As the costs of these behind the scenes needs went up, so did the taxes.

According to Hélie, about 47% of the cost of beer in BC is pure tax, with similar numbers around the country.

“We are not saying ‘there should be no taxes on beer,’ we are saying ‘47% is pretty high, isn’t that enough?’”

Once that April 1st tax increase of 6.3% – the largest year-over-year increase in 40 years – kicks in, that number will go over 50%.

Hélie said Canada has the highest beer tax of any G7 country.

“I think Canadian beer taxes would be about 45% higher than other G7 countries on average,” he said.

“Look at trends. G7 countries like Japan and the US have either decreased or are planning to decrease beer taxes, while in Ottawa they have this brilliant idea to increase federal beer taxes every year by inflation.”

Beer Canada had opposed this automatic tax increase since it was first introduced in 2017, but they never expected it to spiral this far out of control.

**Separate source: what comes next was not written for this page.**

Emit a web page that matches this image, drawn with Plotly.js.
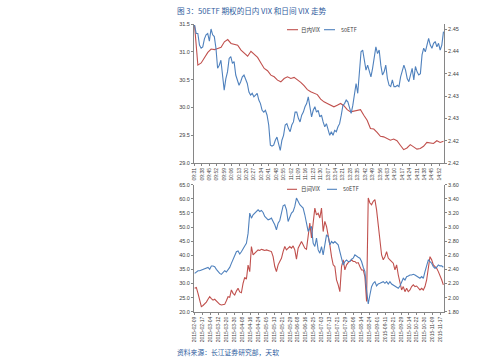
<!DOCTYPE html>
<html>
<head>
<meta charset="utf-8">
<script src="https://cdn.plot.ly/plotly-3.0.1.min.js"></script>
<style>
html,body{margin:0;padding:0;background:#fff;}
#chart{width:499px;height:364px;}
</style>
</head>
<body>
<div id="chart"></div>
<script>
// ---------- Top chart: intraday (minute) ----------
const timeLabels = ['09:31','09:38','09:45','09:52','09:59','10:06','10:13','10:20','10:27','10:34','10:41','10:48','10:55','11:02','11:09','11:16','11:23','11:30','13:07','13:14','13:21','13:28','13:35','13:42','13:49','13:56','14:03','14:10','14:17','14:24','14:31','14:38','14:45','14:52'];
const minuteCount = 236;

const intradayVIX = [31.48,30.76,30.80,30.90,30.99,31.05,31.04,31.06,31.08,31.18,31.22,31.15,31.13,31.12,31.03,30.98,30.92,31.01,30.95,30.90,
  30.80,30.70,30.66,30.58,30.55,30.49,30.46,30.52,30.55,30.52,30.54,30.50,30.45,30.39,30.32,30.28,30.26,30.23,30.15,30.10,
  30.07,30.04,30.01,30.04,30.07,30.03,29.96,29.92,29.93,29.95,29.96,29.86,29.77,29.62,29.61,29.55,29.48,29.47,29.44,29.41,
  29.43,29.40,29.32,29.24,29.27,29.33,29.29,29.25,29.26,29.30,29.37,29.36,29.35,29.40,29.37,29.39];

const etfIntraday = [2.4459,2.4440,2.4440,2.4414,2.4407,2.4410,2.4428,2.4437,2.4440,2.4423,2.4450,2.4437,2.4433,2.4407,2.4362,2.4369,2.4380,2.4343,2.4313,2.4339,
  2.4354,2.4384,2.4388,2.4373,2.4377,2.4347,2.4336,2.4324,2.4332,2.4343,2.4347,2.4339,2.4328,2.4309,2.4302,2.4306,2.4298,2.4302,2.4306,2.4291,
  2.4283,2.4268,2.4264,2.4268,2.4257,2.4235,2.4190,2.4188,2.4190,2.4201,2.4208,2.4193,2.4178,2.4201,2.4212,2.4235,2.4238,2.4227,2.4220,2.4235,
  2.4242,2.4264,2.4264,2.4250,2.4242,2.4257,2.4264,2.4276,2.4283,2.4298,2.4279,2.4253,2.4268,2.4276,2.4264,2.4268,2.4253,2.4257,2.4242,2.4231,
  2.4238,2.4223,2.4212,2.4220,2.4212,2.4223,2.4220,2.4231,2.4238,2.4257,2.4279,2.4283,2.4291,2.4287,2.4272,2.4261,2.4279,2.4302,2.4328,2.4306,
  2.4354,2.4399,2.4403,2.4384,2.4358,2.4369,2.4354,2.4343,2.4362,2.4392,2.4410,2.4395,2.4403,2.4369,2.4347,2.4354,2.4369,2.4339,2.4324,2.4321,
  2.4336,2.4321,2.4321,2.4324,2.4321,2.4343,2.4354,2.4369,2.4358,2.4339,2.4332,2.4350,2.4362,2.4336,2.4366,2.4354,2.4347,2.4350,2.4392,2.4407,
  2.4399,2.4414,2.4429,2.4414,2.4407,2.4418,2.4422,2.4410,2.4418,2.4403,2.4414,2.4444];

const rightTopTickVals = [2.415,2.420,2.425,2.430,2.435,2.440,2.445];
const rightTopTickText = ['2.42','2.42','2.43','2.43','2.44','2.44','2.45'];

// ---------- Bottom chart: daily ----------
const dateLabels = ['2015-02-09','2015-02-17','2015-03-04','2015-03-12','2015-03-20','2015-03-30','2015-04-08','2015-04-16','2015-04-24','2015-05-05','2015-05-13','2015-05-21','2015-05-29','2015-06-08','2015-06-16','2015-06-25','2015-07-03','2015-07-13','2015-07-21','2015-07-29','2015-08-06','2015-08-14','2015-08-24','2015-09-01','2015-09-11','2015-09-21','2015-09-29','2015-10-14','2015-10-22','2015-10-30','2015-11-09','2015-11-17'];
const dayCount = 189;

const dailyVIX = [28.3,28.6,26.5,23.9,21.8,22.2,22.8,23.4,24.4,25.3,24.6,24.1,24.4,23.8,23.1,22.6,22.4,22.4,22.6,23.9,
  25.3,25.1,27.7,26.5,25.9,27.3,28.3,27.0,26.7,30.0,32.2,31.5,36.5,
  34.2,43.1,40.1,40.7,41.3,41.9,41.7,42.1,41.9,41.7,41.9,41.7,41.7,41.3,39.5,36.0,34.2,36.6,37.8,38.9,
  41.3,43.1,41.9,42.5,43.1,42.5,43.3,41.9,38.6,42.5,43.7,44.9,43.7,42.5,42.1,47.2,51.4,46.1,50.8,56.7,
  54.3,54.9,53.2,56.7,48.4,52.0,50.2,47.2,43.7,39.5,36.6,36.0,31.3,29.5,27.1,36.0,38.4,34.8,36.6,37.4,
  37.8,38.4,37.8,37.8,37.2,37.4,36.0,34.8,34.8,32.4,23.6,60.3,58.5,57.9,59.1,59.7,56.1,50.2,43.7,40.1,
  38.4,39.5,41.3,39.0,38.4,37.8,37.2,34.8,36.6,33.0,30.1,27.7,28.9,27.1,28.3,27.1,27.7,28.9,29.5,28.9,
  29.1,28.3,27.7,28.3,27.7,28.9,31.3,35.4,39.5,38.4,36.6,36.0,35.4,34.2,33.0,31.3,29.5];

const etfDaily = [2.343,2.362,2.381,2.381,2.391,2.400,2.400,2.414,2.428,2.400,2.447,2.447,2.438,2.400,2.367,2.343,2.329,2.353,2.381,2.362,
  2.391,2.428,2.485,2.542,2.603,2.650,2.660,2.617,2.650,2.698,2.731,2.769,2.910,
  3.197,3.126,3.174,3.197,3.235,3.245,3.221,3.235,3.207,3.150,3.126,3.103,3.112,3.126,3.079,3.032,2.961,3.055,3.093,3.197,
  3.302,3.316,3.245,3.079,3.150,3.197,3.221,3.292,3.411,3.363,3.316,3.292,3.268,3.174,3.055,2.937,2.984,3.008,2.771,2.724,
  2.842,2.676,2.629,2.724,2.605,2.771,2.889,2.866,2.747,2.795,2.771,2.795,2.771,2.747,2.653,2.534,2.463,2.511,2.534,2.511,
  2.511,2.544,2.558,2.605,2.582,2.572,2.558,2.511,2.430,2.368,2.108,1.909,2.037,2.155,2.203,2.226,2.165,2.193,2.203,2.212,
  2.226,2.203,2.226,2.193,2.226,2.193,2.179,2.165,2.155,2.132,2.165,2.226,2.274,2.250,2.297,2.307,2.321,2.321,2.331,2.321,
  2.307,2.297,2.274,2.297,2.274,2.368,2.463,2.534,2.511,2.487,2.439,2.416,2.430,2.463,2.449,2.449,2.430];

// ---------- styling ----------
const RED = '#C0504D', BLUE = '#4F81BD';
const AX = '#868686', TXT = '#404040', TITLE = '#2F5C9E';
const W = 499, H = 364;
const px = v => v / W, py = v => 1 - v / H;
const spread = (arr, maxX) => arr.map((v, i) => i * maxX / (arr.length - 1));

const traces = [
  {x: spread(intradayVIX, minuteCount - 1), y: intradayVIX, name: '日内VIX', type: 'scatter', mode: 'lines',
   line: {color: RED, width: 1.1}, xaxis: 'x', yaxis: 'y', showlegend: false},
  {x: spread(etfIntraday, minuteCount - 1), y: etfIntraday, name: '50ETF', type: 'scatter', mode: 'lines',
   line: {color: BLUE, width: 1.1}, xaxis: 'x', yaxis: 'y2', showlegend: false},
  {x: spread(dailyVIX, dayCount - 1), y: dailyVIX, name: '日间VIX', type: 'scatter', mode: 'lines',
   line: {color: RED, width: 1.1}, xaxis: 'x2', yaxis: 'y3', showlegend: false},
  {x: spread(etfDaily, dayCount - 1), y: etfDaily, name: '50ETF', type: 'scatter', mode: 'lines',
   line: {color: BLUE, width: 1.1}, xaxis: 'x2', yaxis: 'y4', showlegend: false}
];

const tickFont = {family: 'Liberation Sans, Arial, sans-serif', size: 5.5, color: TXT};
const xTickFont = {family: 'Liberation Sans, Arial, sans-serif', size: 5, color: TXT};
const baseAxis = {showgrid: false, zeroline: false, showline: true, linecolor: AX, linewidth: 1,
  ticks: 'outside', ticklen: 2, tickcolor: AX, fixedrange: true};
const xDomain = [px(194), px(444)];

const layout = {
  width: W, height: H, margin: {l: 0, r: 0, t: 0, b: 0},
  paper_bgcolor: '#fff', plot_bgcolor: 'rgba(0,0,0,0)', showlegend: false,
  xaxis: Object.assign({}, baseAxis, {domain: xDomain, anchor: 'y', range: [-0.5, minuteCount - 0.5],
    tickmode: 'array', tickvals: timeLabels.map((t, i) => i * 7), ticktext: timeLabels,
    tickangle: -90, tickfont: xTickFont}),
  yaxis: Object.assign({}, baseAxis, {domain: [py(163), py(24)], anchor: 'x', range: [29, 31.5],
    dtick: 0.5, tick0: 29, tickformat: '.1f', tickfont: tickFont}),
  yaxis2: Object.assign({}, baseAxis, {overlaying: 'y', side: 'right', anchor: 'x', range: [2.415, 2.44612],
    tickmode: 'array', tickvals: rightTopTickVals, ticktext: rightTopTickText, tickfont: tickFont}),
  xaxis2: Object.assign({}, baseAxis, {domain: xDomain, anchor: 'y3', range: [-0.5, dayCount - 0.5],
    tickmode: 'array', tickvals: dateLabels.map((t, i) => i * 6), ticktext: dateLabels,
    tickangle: -90, tickfont: xTickFont}),
  yaxis3: Object.assign({}, baseAxis, {domain: [py(311.7), py(184.7)], anchor: 'x2', range: [20, 65],
    dtick: 5, tick0: 20, tickformat: '.1f', tickfont: tickFont}),
  yaxis4: Object.assign({}, baseAxis, {overlaying: 'y3', side: 'right', anchor: 'x2', range: [1.8, 3.6],
    dtick: 0.2, tick0: 1.8, tickformat: '.2f', tickfont: tickFont}),
  shapes: [
    {type: 'line', xref: 'paper', yref: 'paper', x0: px(287), x1: px(298), y0: py(29.7), y1: py(29.7), line: {color: RED, width: 1.1}},
    {type: 'line', xref: 'paper', yref: 'paper', x0: px(324), x1: px(335), y0: py(29.7), y1: py(29.7), line: {color: BLUE, width: 1.1}},
    {type: 'line', xref: 'paper', yref: 'paper', x0: px(287), x1: px(297), y0: py(189.3), y1: py(189.3), line: {color: RED, width: 1.1}},
    {type: 'line', xref: 'paper', yref: 'paper', x0: px(327), x1: px(337), y0: py(189.3), y1: py(189.3), line: {color: BLUE, width: 1.1}}
  ],
  annotations: [
    {text: '图 3：50ETF 期权的日内 VIX 和日间 VIX 走势', xref: 'paper', yref: 'paper', x: px(175), y: py(10),
     xanchor: 'left', yanchor: 'middle', showarrow: false,
     font: {family: 'Noto Sans CJK SC, sans-serif', size: 7.6, color: TITLE}},
    {text: '资料来源：长江证券研究部，天软', xref: 'paper', yref: 'paper', x: px(175), y: py(352),
     xanchor: 'left', yanchor: 'middle', showarrow: false,
     font: {family: 'Noto Sans CJK SC, sans-serif', size: 6.8, color: TITLE}},
    {text: '日内VIX', xref: 'paper', yref: 'paper', x: px(299), y: py(29.7), xanchor: 'left', yanchor: 'middle',
     showarrow: false, font: {family: 'Noto Sans CJK SC, sans-serif', size: 5.5, color: TXT}},
    {text: '50ETF', xref: 'paper', yref: 'paper', x: px(338.5), y: py(29.7), xanchor: 'left', yanchor: 'middle',
     showarrow: false, font: {family: 'Noto Sans CJK SC, sans-serif', size: 5.5, color: TXT}},
    {text: '日间VIX', xref: 'paper', yref: 'paper', x: px(298.5), y: py(189.3), xanchor: 'left', yanchor: 'middle',
     showarrow: false, font: {family: 'Noto Sans CJK SC, sans-serif', size: 5.5, color: TXT}},
    {text: '50ETF', xref: 'paper', yref: 'paper', x: px(340.5), y: py(189.3), xanchor: 'left', yanchor: 'middle',
     showarrow: false, font: {family: 'Noto Sans CJK SC, sans-serif', size: 5.5, color: TXT}}
  ]
};

Plotly.newPlot('chart', traces, layout, {displayModeBar: false, staticPlot: true});
</script>
</body>
</html>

“The response of the government in the last 3-4 years has been ‘go away, we don’t want to talk about it, what’s the problem, there’s no issue.’ In the last 12 months, that dialogue has changed completely.”

Politicians from all of Canada’s parties have voiced sympathy towards Hélie and Beer Canada.

“The policy intent was not to have a 6.3% beer tax increase on April first that will have huge negative impact… We are confident that if a bill was put in front of the house of commons, we would have overwhelming support to freeze beer taxes.”

If the Beer Party of Canada were to be elected tomorrow, Hélie said that is what they would do.

“We have nobody saying we are wrong, it is just the question of… can we get through the noise to get a bill brought forward to fix this anomaly.”

One of his biggest concerns is that if taxes continue to increase, brewers will not be able to eat the cost.

“Brewers so far have been very slow and reluctant to pass on all those costs into the prices of their product, because of the fragile nature of their market and because of the way bars and restaurants have been struggling.”

This year, Hélie said beer retail prices are up 5.6% year-to-date.

“Next year,” this coming April, that could be another 10%.

“I have a hard time even saying it, because we have never seen that kind of change. I don’t even know if the market can bear that.”

Locally, this tax catches at least two of our three breweries at a very bad time – Deadfall Brewing, who are very small and still brand new, and Crossroads Brewing, who have just expanded into a second location in College Heights that is currently closed for renovations.